Vicious Tongues! Hateful Queers! Vindictive Drag Queens!
I have defend my diva goddess, Beyonce, from all of your horrible, mean-spirited, jealous comments! You all wished that you could be the most fabulous, stylish, and gorgeous woman that she truly is! Well, no, not for you bitches, not even in another life--if you even make it across to the other side! I can just snap my fingers and--you'll all vanish!
NOT!
Yes, I'm a vicious, hateful, vindictive drag queen...
... and you love me anyway.
Defense of the Realm
First off, you don't have to defend him/her... you're opting to.
I do not wish to be the most fabulous, stylish, and gorgeous (wo)man.
This life is fine "as is" thank you very much. Except for Snapple. I still hate it.
And I'm not sure what side you mean: Heaven or the U.K.
(Or do you mean Heaven in the U.K. - although that club is kinda tired.)
Didn't Heaven close down?
I remember doing many-a-bumps there. Ahhh memories.
-hart
Bouncey Knowless
What a cow! I'm not sure why she was singing Ave Maria. Perhaps that's her new drag persona!? The Jacksons believe in Jehova not Mary or Christ. Get a clue gurl! What a slap in the face! Get huh! That's like serving Hasidic Jews a pig snout! Once again Keeneye you have hit the Lee press-on nail on the head!
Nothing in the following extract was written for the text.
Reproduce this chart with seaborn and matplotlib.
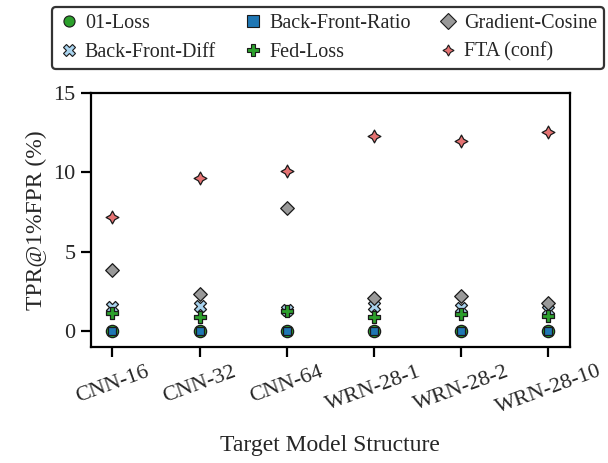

Pressing Me and Knowing You... Uh Huhhhhhhhhh!
Thanks Joey. I changed the name you attributed to me merely to protect my identity and to keep the paparazzi at bay.
(They're always up my ass.)
Loved your comments - you are indeed dead on. Tens across the board to you!
Two words...
Corpse Bride
I'm bleeding now too
I'm bleeding now too Keneeye...from my EARS.
Put a finger IN it
She needs to be stopped. Does her husband know she did this?
So wait...
Was this at The Love Ball Saturday Night? or Trocadero 100 years ago?
I just think, what would have made it better, would have been if she ended with "Put a Ring on It" nothing says Amen to Ave Maria, like "ALL THE SINGLE LADIES!"
OMFG it's Natasha, kids!!!!!!!!!
Ok, NOW we know we've made it. The one and only Luxx55 diva herself has posted a comment on HOMOPOP.com. I dunno even know what the fuck she just said, I'm just moist beyond belief that she took the time to read us - as in "read text"... not "read us for filth." OMG honey, those Trocadero suarets of yours back in the day have yet to be equaled. Thanks for posting! xoxoxo
NATASHA!!!!
I'm moist too! We need to hook up and have you contribute. seriously. email me: khart@homopop.com.
-hart
I WATCHED THE WHO CLIP A
I WATCHED THE WHO CLIP A BUNCH OF TIMES THANKS. CANT WATCH THE OTHER ONE I MIGHT DIE.
We still get fooled
The only thing funnier than Beyonce's white chiffon swirlies would have been The Who doing "Beat It" with "The Kids Are Alright" lasers slicing though the background. Or better still, The Who or Pete Townsend performing "The Kids Are Alright" (snicker snicker) in red leather jackets and "Bad's" bondage buckle-up outfits.
Draggy good times
great post! very funny and mean - just the way i like it.
Shut her up please.
So.
Sick.
Of.
Bouncy.
Is that a House of Derion costum... I mean "dress?" Le tacky.
Meaty Beaty Big and Bouncy?
You unknowingly made another Who reference, Mr. Punch!
And no - the dress is not Dereon. It's Derriere-On.